The extreme power demands are interesting however, and likely a stick that the competition will want to use to beat Ampere with. Though I would wager any concerns aren't going to sway the average gamer away from picking Ampere for their powerful new GPU. If you want to be particularly green about the power you use gaming then you're not running a desktop PC with a high-end discrete graphics card.
The performance uplift you get over the previous generation is huge, and almost unprecedented. Maybe we've become used to more iterative generational deltas, especially considering the slight difference between the GTX 1080 Ti and RTX 2080, for example. And we're going to continue beating the Ti drum, because it bears repeating—the fact the $699 RTX 3080 can absolutely smash the $1,200 RTX 2080 Ti is rather staggering.

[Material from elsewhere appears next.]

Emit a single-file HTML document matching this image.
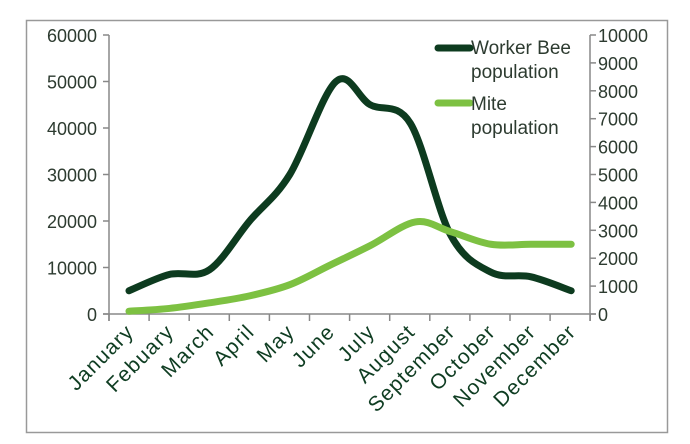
<!DOCTYPE html>
<html><head><meta charset="utf-8"><style>
html,body{margin:0;padding:0;background:#fff;}
svg{display:block;font-family:"Liberation Sans","DejaVu Sans",sans-serif;}
</style></head><body>
<svg id="s" width="690" height="444" viewBox="0 0 690 444">
<rect x="26.5" y="20.5" width="641" height="412" fill="#fff" stroke="#999" stroke-width="1.5"/>
<g stroke="#888" stroke-width="1.5" fill="none">
<line x1="109" y1="35" x2="109" y2="321"/>
<line x1="590" y1="35" x2="590" y2="321"/>
<line x1="103" y1="314" x2="596" y2="314"/>
</g>
<g id="ticks" stroke="#888" stroke-width="1.5"></g>
<g id="lab" font-size="18" fill="#2d3b30"></g>
<g id="xl" font-size="21" fill="#0f3d22" letter-spacing="1.2"></g>
<path id="w" fill="none" stroke="#0d3b1f" stroke-width="7" stroke-linecap="round" stroke-linejoin="round"/>
<path id="m" fill="none" stroke="#7dc142" stroke-width="7" stroke-linecap="round" stroke-linejoin="round"/>
<line x1="438" y1="48" x2="470" y2="48" stroke="#0d3b1f" stroke-width="7" stroke-linecap="round"/>
<line x1="438" y1="103" x2="470" y2="103" stroke="#7dc142" stroke-width="7" stroke-linecap="round"/>
<g font-size="19" fill="#2d3b30">
<text x="471" y="54">Worker Bee</text>
<text x="471" y="78">population</text>
<text x="471" y="110">Mite</text>
<text x="471" y="134">population</text>
</g>
</svg>
<script>
var ns="http://www.w3.org/2000/svg";
function el(p,t,a,txt){var e=document.createElementNS(ns,t);for(var k in a)e.setAttribute(k,a[k]);if(txt!==undefined)e.textContent=txt;document.getElementById(p).appendChild(e);}
var y0=314,h=279;
for(var i=0;i<=6;i++){var y=y0-h*i/6;el("ticks","line",{x1:103,y1:y,x2:109,y2:y});el("lab","text",{x:97,y:y+7,"text-anchor":"end"},String(i*10000));}
for(var i=0;i<=10;i++){var y=y0-h*i/10;el("ticks","line",{x1:590,y1:y,x2:596,y2:y});el("lab","text",{x:598,y:y+7},String(i*1000));}
var months=["January","Febuary","March","April","May","June","July","August","September","October","November","December"];
var xs=[];for(var i=0;i<12;i++)xs.push(129+i*40.2);
for(var i=0;i<=12;i++){var x=109+i*40.1;el("ticks","line",{x1:x,y1:314,x2:x,y2:321});}
months.forEach(function(m,i){var x=xs[i]+6,y=333;el("xl","text",{x:x,y:y,"text-anchor":"end",transform:"rotate(-45 "+x+" "+y+")"},m);});
function path(pts){var d="M"+pts[0][0]+","+pts[0][1];for(var i=0;i<pts.length-1;i++){var p0=pts[i-1]||pts[i],p1=pts[i],p2=pts[i+1],p3=pts[i+2]||p2;var t=6;d+=" C"+(p1[0]+(p2[0]-p0[0])/t)+","+(p1[1]+(p2[1]-p0[1])/t)+" "+(p2[0]-(p3[0]-p1[0])/t)+","+(p2[1]-(p3[1]-p1[1])/t)+" "+p2[0]+","+p2[1];}return d;}
var w=[5000,8500,9500,20000,30000,50000,45000,41000,17000,9000,8000,5000];
var wp=w.map(function(v,i){return[xs[i],y0-v*h/60000];});
wp[5][0]+=6;
document.getElementById("w").setAttribute("d",path(wp));
var mt=[100,200,400,650,1050,1750,2450,3300,2950,2500,2500,2500];
var mp=mt.map(function(v,i){return[xs[i],y0-v*h/10000];});
mp[7][0]+=5;
document.getElementById("m").setAttribute("d",path(mp));
</script>
</body></html>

Of course that maybe says a lot about the market right now compared with two years ago. Back then there was nothing the competition could produce to go up against even the GTX 1080 Ti, but with the AMD RX 6000 on the horizon at the end of October, and suggested to be a fair bit faster than the ol' RTX 2080 Ti, Nvidia couldn't have gone for a minor performance update this time around.
There is potentially more competition in the high-end GPU space again, and with the RTX 30-series lineup announced so far it looks like the green team is going for some shock and awe tactics ahead of the upcoming Radeon launch. So, thanks AMD for pushing Nvidia, because we're getting some great cards being released to loom over Big Navi.
Jen-Hsun and Co. has gone big with the RTX 3080, and the result is an outstanding gaming card that sets a new benchmark for both high-end 4K gaming performance and for ray tracing. And honestly that has us salivating over the potential of both the $499 RTX 3070 and the ludicrous potential of the $1,500 RTX 3090.